How does this compare to HashiCorp Vault's dynamic secrets feature?

Vault's dynamic secrets generate a new credential on demand and automatically revoke it after a TTL — this is excellent and closes the per-run revocability gap for some use cases. The key differences with a proxy approach: (1) Vault dynamic secrets require the vendor to support programmatic credential creation (Stripe does, but the credentials are still full-access without endpoint scoping); (2) Vault doesn't enforce a dollar cap on vendor API calls — it only controls credential lifetime; (3) Vault doesn't parse vendor responses for cost. The two approaches are complementary: Vault dynamic secrets for per-run issuance and revocation; the proxy layer for enforcement and audit at call time.

Do I need both a secrets manager and a credential proxy?

For most production agent deployments, yes — they solve different problems.
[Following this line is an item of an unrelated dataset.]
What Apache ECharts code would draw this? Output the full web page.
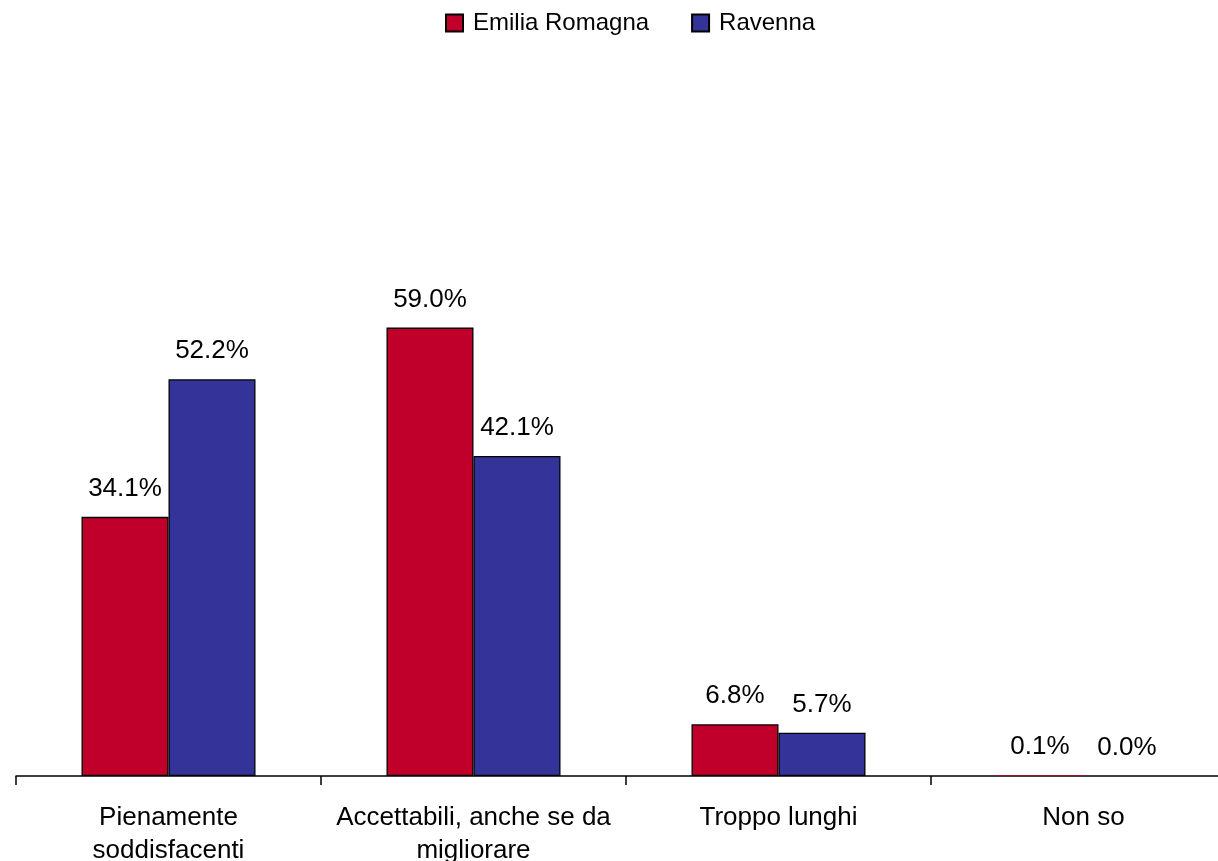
<!DOCTYPE html>
<html>
<head>
<meta charset="utf-8">
<script src="https://cdn.jsdelivr.net/npm/echarts@6/dist/echarts.min.js"></script>
<style>html,body{margin:0;padding:0;background:#fff;}#c{width:1218px;height:861px;}</style>
</head>
<body>
<div id="c"></div>
<script>
const categories = ['Pienamente\nsoddisfacenti', 'Accettabili, anche se da\nmigliorare', 'Troppo lunghi', 'Non so'];
const emiliaRomagna = [34.1, 59.0, 6.8, 0.1];
const ravenna = [52.2, 42.1, 5.7, 0.0];
const seriesNames = ['Emilia Romagna', 'Ravenna'];

const chart = echarts.init(document.getElementById('c'));
const font = 'Liberation Sans, Arial, sans-serif';
const lbl = {
  show: true, position: 'top', distance: 15,
  color: '#000', fontSize: 26, fontFamily: font,
  formatter: p => p.value.toFixed(1) + '%'
};
const toData = arr => arr.map(v => ({ value: v, itemStyle: { borderWidth: v < 0.5 ? 0 : 1.3 } }));
chart.setOption({
  animation: false,
  backgroundColor: '#fff',
  legend: {
    top: 6, left: 440,
    itemWidth: 17, itemHeight: 17, itemGap: 42,
    icon: 'rect',
    textStyle: { color: '#000', fontSize: 24, fontFamily: font, padding: [0, 0, 0, 5] },
    data: seriesNames
  },
  grid: { left: 16, top: 16, width: 1220, height: 760, containLabel: false, outerBoundsMode: 'none' },
  xAxis: {
    type: 'category', data: categories,
    axisLine: { lineStyle: { color: '#000', width: 1.5 } },
    axisTick: { show: true, length: 9, lineStyle: { color: '#000', width: 1.5 } },
    axisLabel: { color: '#000', fontSize: 26, fontFamily: font, margin: 25, lineHeight: 33, interval: 0 }
  },
  yAxis: { type: 'value', min: 0, max: 100, show: false, splitLine: { show: false } },
  series: [
    { name: seriesNames[0], type: 'bar', data: toData(emiliaRomagna), barWidth: 87, barGap: '0%',
      itemStyle: { color: '#C0002A', borderColor: '#000', borderWidth: 1.3 }, label: lbl },
    { name: seriesNames[1], type: 'bar', data: toData(ravenna), barWidth: 87, barGap: '0%',
      itemStyle: { color: '#333399', borderColor: '#000', borderWidth: 1.3 }, label: lbl }
  ]
});
</script>
</body>
</html>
Use your existing secrets manager to store and deliver the real vendor keys to your proxy server. Use the proxy to handle enforcement for your agents. The proxy itself should retrieve the real secrets from your secrets manager at startup, not from environment variables or config files. This keeps the real credentials under your existing access controls while adding the enforcement layer your agents need.

What's the minimum viable credential management setup for a new AI agent project?

Start with three things: (1) never put vendor API keys in agent environment variables — use a secrets manager or the proxy pattern from day one; (2) use vendor-provided restricted keys where available (Stripe's restricted keys, Twilio's API key scoping) — these are free and reduce blast radius; (3) add a vault key proxy before you go to production with any agent that makes money-costing calls. Retrofitting credential enforcement into a production agent codebase is harder than starting with it. The proxy pattern is a three-line code change per tool function; do it when you write the tool, not after an incident.